The Random Game

My daughter and I have a game we play.

I sort of pulled it out of the blue one day while we were sitting at the kitchen table and introduced it to her without telling her what I was doing.  I looked at her and said a word aloud and then sat there obviously waiting for a reply.  She would say something and I would reply, “Bzzt.  No.  Wrong.  You lose.”  Occasionally I would just say another word, and get another reply from her.

There wasn’t any real pattern at first.  It was yet another random act of dad-ness.

But then I had to start coming up with some rules in my head, just to make sure it wasn’t totally random.  It was initially just saying something and trying to get her to say something unrelated to what I just said.  Then it became nouns.  And then it was nouns, but they could not be related to what I said or her previous answer.  Oh, and you could not repeat any words previously used.

She started to figure out the game and we ended up talking about the rules, or at least where the boundaries might be.  There are few hard and fast rules.  For example, to “lose” the other person has to call you out on repeats or declare that your last response was too much like the previous two and why.  But if you can explain your way out of the challenge, then the person calling you out loses.

It isn’t a game you can effectively play in a hyper-competitive mind set.  Arguments would be constant if you did. For me it is just more fun to see if I can follow the thought process… both mine and hers… and then how the mind falls into patterns.  Over time it becomes difficult to NOT say something related to the last two things that were said.  And I totally lose track of what was already said and whether it was in the current match or a previous match.

As one of my parental experiments, it was a success.

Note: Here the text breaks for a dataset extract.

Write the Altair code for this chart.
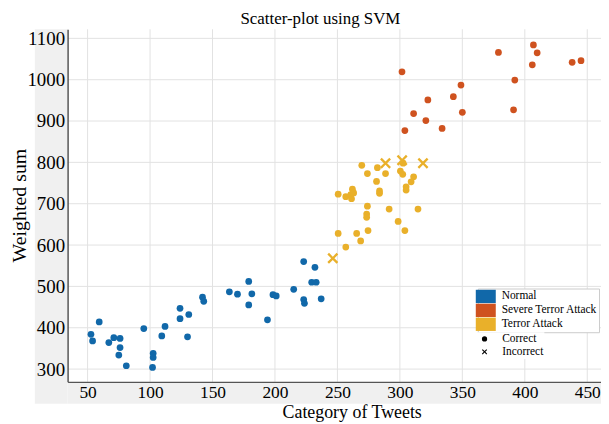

Or, it was certainly a bigger success then when I got it into my head to simulate what having a sibling was like by following my daughter around the house and repeating everything she said in a high pitched whiny voice.  That made her (and my wife) angry and cranky, which I would count as a huge success at achieving the desired simulation, but which did nothing to improve my stature in the household.  I think even the cats shunned me for the rest of the evening.

I was kind of done with the game after a couple of tries, when the rules were finally discovered and mostly agreed upon.  But my daughter still likes to play.  We rarely ever say, “Let’s play the random game.”  It just starts with one of us saying a word.  Ad she likes to do this in front of other people, so that we appear to be just saying totally random words, often with accompanying nods of the head as though a clever move was just made.  That adds a whole new dynamic to things, and we try for really odd words.

Mostly we play it in the car together when it is just the two of us. Though the last couple of times we did this, it became quite obvious that we were both drawing our next word from things that were going by on the side of the road.  We’re random, but “dry cleaner” rarely comes up in our conversations just by chance.

I am thinking of introducing a new rule where you lose if the other person immediately spots the source of your word.  And so the game evolves and goes on.

7 responses to “The Random Game

  1. I played a similar game with my siblings when I was younger. I also find myself thinking of weird games to play with my toddler. My rule of thumb so far is “is the kid having fun and is the wife shaking her head”. That’s usually a success.

  2. @bhagpuss – Or Numberwang, from Mitchell & Webb.

    Personally, I used to play a game with my kids we called “What’s the worst that could happen?” where we suggested horrific possible outcomes for minor problems like food spills and leaving the toilet seat up. It generally ended with the entire family dying gruesomely in some kind of global disaster.

    My wife, oddly, was not fond of this game.

  3. My daughter and I play the alphabet game in the car. She gets a big head start but I win 95% of the time anyway. It works well because we’re so competitive.

    My boy and I make up ridiculous song lyrics, given that he’s not much for games.

  4. I remember playing a game like that, the “non-sequitur” game, with friends in high school. But we used phrases or sentences. “I had spaghetti for dinner last night” was a stock opener.